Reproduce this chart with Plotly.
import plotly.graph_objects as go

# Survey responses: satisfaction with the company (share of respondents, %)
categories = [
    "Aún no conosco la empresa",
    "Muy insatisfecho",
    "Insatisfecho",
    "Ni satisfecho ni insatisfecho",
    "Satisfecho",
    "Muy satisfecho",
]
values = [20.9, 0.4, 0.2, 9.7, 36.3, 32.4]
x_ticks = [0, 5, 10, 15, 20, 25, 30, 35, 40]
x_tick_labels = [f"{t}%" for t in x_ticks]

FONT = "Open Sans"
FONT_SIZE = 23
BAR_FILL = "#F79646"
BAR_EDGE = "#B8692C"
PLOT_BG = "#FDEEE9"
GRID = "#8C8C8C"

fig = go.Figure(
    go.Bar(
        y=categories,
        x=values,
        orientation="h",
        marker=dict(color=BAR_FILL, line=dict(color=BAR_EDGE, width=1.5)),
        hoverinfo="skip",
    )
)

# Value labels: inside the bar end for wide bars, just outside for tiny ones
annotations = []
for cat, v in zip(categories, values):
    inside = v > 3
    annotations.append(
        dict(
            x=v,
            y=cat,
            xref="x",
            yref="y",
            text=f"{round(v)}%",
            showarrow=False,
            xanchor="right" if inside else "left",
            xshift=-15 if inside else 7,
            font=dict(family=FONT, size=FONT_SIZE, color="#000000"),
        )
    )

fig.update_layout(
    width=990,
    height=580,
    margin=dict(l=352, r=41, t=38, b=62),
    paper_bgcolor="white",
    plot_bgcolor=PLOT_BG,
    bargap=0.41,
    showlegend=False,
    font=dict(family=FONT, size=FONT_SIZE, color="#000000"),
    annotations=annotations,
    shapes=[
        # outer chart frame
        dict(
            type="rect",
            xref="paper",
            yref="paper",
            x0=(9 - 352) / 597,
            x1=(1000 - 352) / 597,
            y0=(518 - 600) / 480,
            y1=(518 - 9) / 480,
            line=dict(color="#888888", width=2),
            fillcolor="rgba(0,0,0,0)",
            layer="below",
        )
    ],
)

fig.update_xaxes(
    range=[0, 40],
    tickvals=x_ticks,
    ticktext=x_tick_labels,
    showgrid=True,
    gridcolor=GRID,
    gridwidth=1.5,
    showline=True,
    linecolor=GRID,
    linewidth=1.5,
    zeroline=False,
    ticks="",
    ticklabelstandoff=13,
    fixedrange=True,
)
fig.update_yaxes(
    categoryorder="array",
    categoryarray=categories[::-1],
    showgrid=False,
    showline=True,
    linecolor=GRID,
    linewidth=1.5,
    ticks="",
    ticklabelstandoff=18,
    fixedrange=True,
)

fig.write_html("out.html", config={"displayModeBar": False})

--

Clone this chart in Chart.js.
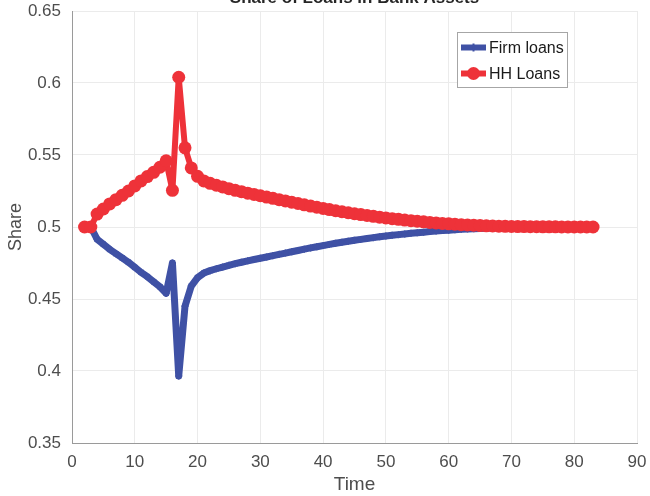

_Task brief:_ Copy and report every line where the word "with" is present.

_Result of this task:_
Reproduce this chart with Plotly.
# Survey responses: satisfaction with the company (share of respondents, %)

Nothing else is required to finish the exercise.